[Ofvwg] Further thoughts on uAPI

Doug Ledford dledford at redhat.com
Tue Apr 26 07:19:37 PDT 2016


On 4/24/2016 10:15 AM, Liran Liss wrote:

> For generic interfaces (currently includes Verbs, Ethernet QPs, and IB management), the new scheme should map what we have today in a flexible manner.
> This would enable us, for example, to pass only RoCE addressing attributes while modifying a RoCE QP (and optionally optimizing the kernel representation as well).
> These interfaces have a matching kAPI.

This sounds like something I was thinking as well.  Of course, abstract
ideas are sometimes less similar than you think, so putting something
concrete down can help make sure that people are actually thinking about
the same thing.

For certain operations that have lots of optional items (work requests
for one, work completions for another), the old method has been to stick
everything in one struct (which bloats it for most uses), or the extreme
opposite end of the spectrum was the recent timestamping API patches
that totally deconstructed the wc struct and rebuilt it from individual
elements and completely reordered.  Another approach to dealing this
this is tons of different structs (Christoph's work request struct rework).

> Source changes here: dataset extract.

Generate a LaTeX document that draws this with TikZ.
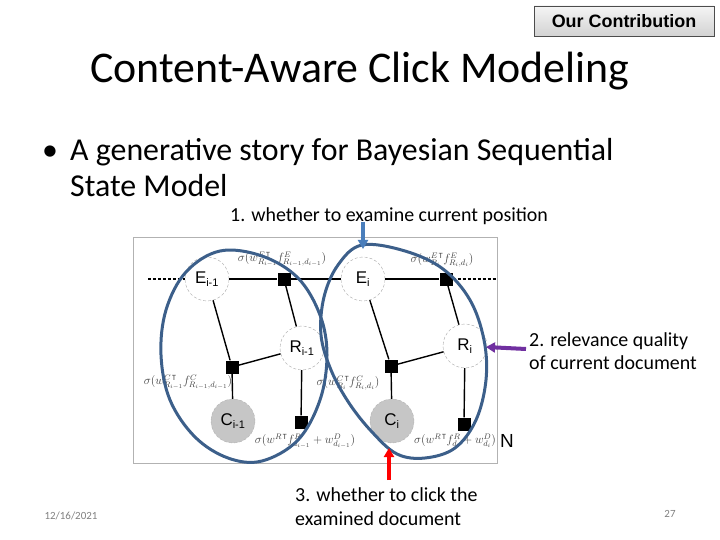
\documentclass[tikz,border=0pt]{standalone}
\usepackage{fontspec}
\setmainfont{Carlito}
\newfontfamily\arialf{Liberation Sans}
\usetikzlibrary{arrows.meta,shapes.geometric}
\definecolor{ellblue}{HTML}{3C5F8A}
\definecolor{arrblue}{HTML}{4A7EBB}
\definecolor{arrpurple}{HTML}{7030A0}
\definecolor{arrred}{HTML}{FF0000}
\tikzset{
  rv/.style={circle,draw=gray!70,densely dashed,minimum size=44bp,inner sep=0pt,font=\arialf\fontsize{17}{17}\selectfont},
  obs/.style={rv,fill=gray!45,draw=gray!60},
  fac/.style={rectangle,fill=black,minimum size=13bp,inner sep=0pt},
  edge/.style={line width=1.4bp},
  ell/.style={draw=ellblue,line width=3bp},
  lab/.style={font=\fontsize{12}{12}\selectfont,text=black!75,inner sep=0pt},
  call/.style={-{Triangle[length=9bp,width=10bp]},line width=4bp},
  ann/.style={font=\fontsize{20}{20}\selectfont,anchor=base west,inner sep=0pt},
  big/.style={font=\fontsize{32}{32}\selectfont,anchor=base west,inner sep=0pt},
}
\begin{document}
\begin{tikzpicture}[x=1bp,y=-1bp]
\useasboundingbox (0,0) rectangle (720,540);
% header box
\node[draw=black!70,line width=0.8bp,top color=gray!8,bottom color=gray!35,minimum width=180bp,minimum height=30bp,inner sep=0pt,font=\arialf\bfseries\fontsize{18}{18}\selectfont] (contrib) at (624,21) {Our Contribution};
% title
\node[font=\fontsize{44}{44}\selectfont,inner sep=0pt,anchor=base] (title) at (360,83) {Content-Aware Click Modeling};
% bullet
\node[font=\fontsize{32}{32}\selectfont,anchor=base,inner sep=0pt] (bul) at (50,161) {\textbullet};
\node[big] (b1) at (70,161) {A generative story for Bayesian Sequential};
\node[big] (b2) at (70,197) {State Model};
% annotations
\node[ann] (ann1) at (230,222) {1. whether to examine current position};
\node[ann] (ann2a) at (529,346) {2. relevance quality};
\node[ann] (ann2b) at (529,369) {of current document};
\node[ann] (ann3a) at (295,501) {3. whether to click the};
\node[ann] (ann3b) at (295,525) {examined document};
% footer
\node[font=\fontsize{11}{11}\selectfont,text=gray,inner sep=0pt] (date) at (71,516) {12/16/2021};
\node[font=\fontsize{11}{11}\selectfont,text=gray,inner sep=0pt] (page) at (670,514) {27};
% frame
\draw[gray!60,line width=1bp] (133,238) rectangle (497,463);
% nodes
\node[rv] (E1) at (207,279) {E\textsubscript{\fontsize{11}{11}\selectfont i-1}};
\node[rv] (E2) at (363,279) {E\textsubscript{\fontsize{11}{11}\selectfont i}};
\node[rv] (R1) at (302,348) {R\textsubscript{\fontsize{11}{11}\selectfont i-1}};
\node[rv] (R2) at (465,346) {R\textsubscript{\fontsize{11}{11}\selectfont i}};
\node[obs] (C1) at (233,421) {C\textsubscript{\fontsize{11}{11}\selectfont i-1}};
\node[obs] (C2) at (392,421) {C\textsubscript{\fontsize{11}{11}\selectfont i}};
\node[fac] (fe1) at (284,279) {};
\node[fac] (fe2) at (446,279) {};
\node[fac] (fc1) at (232,367) {};
\node[fac] (fc2) at (391,366) {};
\node[fac] (fr1) at (301,422) {};
\node[fac] (fr2) at (464,424) {};
\coordinate (dl) at (148,279);
\coordinate (dr) at (497,279);
% edges
\draw[edge,densely dashed] (dl) -- (E1);
\draw[edge] (E1) -- (fe1) -- (E2) -- (fe2);
\draw[edge,densely dashed] (fe2) -- (dr);
\draw[edge] (fe1) -- (R1);
\draw[edge] (fe2) -- (R2);
\draw[edge] (E1) -- (fc1);
\draw[edge] (R1) -- (fc1);
\draw[edge] (fc1) -- (C1);
\draw[edge] (E2) -- (fc2);
\draw[edge] (R2) -- (fc2);
\draw[edge] (fc2) -- (C2);
\draw[edge] (R1) -- (fr1);
\draw[edge] (R2) -- (fr2);
% factor labels
\node[lab] (l1) at (282,259) {$\sigma(w^{E\,\mathrm{T}}_{R_{i-1}} f^{E}_{R_{i-1},d_{i-1}})$};
\node[lab] (l2) at (442,260) {$\sigma(w^{E\,\mathrm{T}}_{R_{i}} f^{E}_{R_{i},d_{i}})$};
\node[lab] (l3) at (188,382) {$\sigma(w^{C\,\mathrm{T}}_{R_{i-1}} f^{C}_{R_{i-1},d_{i-1}})$};
\node[lab] (l4) at (348,383) {$\sigma(w^{C\,\mathrm{T}}_{R_{i}} f^{C}_{R_{i},d_{i}})$};
\node[lab] (l5) at (305,441) {$\sigma(w^{R\,\mathrm{T}} f^{R}_{d_{i-1}} + w^{D}_{d_{i-1}})$};
\node[lab] (l6) at (455,441) {$\sigma(w^{R\,\mathrm{T}} f^{R}_{d_{i}} + w^{D}_{d_{i}})$};
\node[font=\arialf\fontsize{19}{19}\selectfont,inner sep=0pt] (N) at (507,441) {N};
% hand-drawn ellipses
\draw[ell] plot[smooth cycle,tension=0.6] coordinates {(220,251) (262,256) (298,278) (320,315) (327,355) (320,400) (298,440) (262,461) (228,458) (195,437) (170,400) (161,355) (166,310) (186,272)};
\draw[ell] plot[smooth cycle,tension=0.6] coordinates {(362,245) (405,251) (443,269) (470,300) (484,340) (486,380) (476,420) (455,448) (425,458) (397,454) (372,432) (349,403) (331,370) (321,335) (324,297) (338,265)};
% callout arrows
\coordinate (a1s) at (363,222);
\coordinate (a1e) at (363,249);
\draw[call,arrblue] (a1s) -- (a1e);
\coordinate (a2s) at (526,349);
\coordinate (a2e) at (486,347);
\draw[call,arrpurple] (a2s) -- (a2e);
\coordinate (a3s) at (389,480);
\coordinate (a3e) at (389,448);
\draw[call,arrred] (a3s) -- (a3e);
\end{tikzpicture}
\end{document}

Maybe we can reach a different arrangement.  I'm thinking of one base
struct that's versioned.  This base struct is the common items we always
need across the board:

struct __work_completion_common_v1 {
	union { // Only first for alignment reasons
		u64		wr_id;
		struct ib_cqe	*wr_cqe;
	}
	int	magic = 1; /* magic starts as the version #
			      in the lower 8 bits, then we
			      add flags for optional struct
			      elements */
	enum ib_wc_status	status;
	enum ib_wc_opcode	opcode;
	u32			len;
};

#define rdma_wc __work_completion_common_v1

Then we create optional, additional structs.  Such as a specific struct
for each address type:

/* The common struct and option struct versions always match */
struct __work_completion_ib_addr_v1 {
	struct ib_qp		*qp;
	u32			src_qp;
	u16			pkey_index;
	u16			slid;
	u8			port_num;
	u8			reserved[3]; // preserve u64 alignment
};

#define rdma_wc_ib_addr __work_completion_ib_addr_v1

struct __work_completion_eth_addr_v1 {
	u8			smac[ETH_ALEN];
	u16			vlan_id;
};

#define rdma_wc_eth_addr __work_completion_eth_addr_v1

....

Addtional optional struct items can then be defined, for things like
errors, immediate/invalidate data, timestamps, etc.

When building a wc, you start with the base struct, the magic is set to
the version, then for each optional element you add, you set a flag
field for that element in the magic item.  Optional element flags occupy
the upper 24 bits.  The length of the total struct is the length of the
base struct plus the length of all optional structs, and the order of
the optional structs matches their bit order from lowest to highest in
the magic element.  It's not quite as free form as the patches for
timestamp support were, but still allows the structs some flexibility in
what is included and what isn't.

When parsing the wc, you verify you have the right version first, then
you process what you need from the common struct, and if you have need
of it, process any additional stuff by walking the set bits in the magic
struct to get to each optional struct item.

Something like that can be applied to wcs, wrs, and where there is
enough variability to warrant it, other items as well.  Of course, if an
item doesn't vary all that much, then a single struct is still preferable.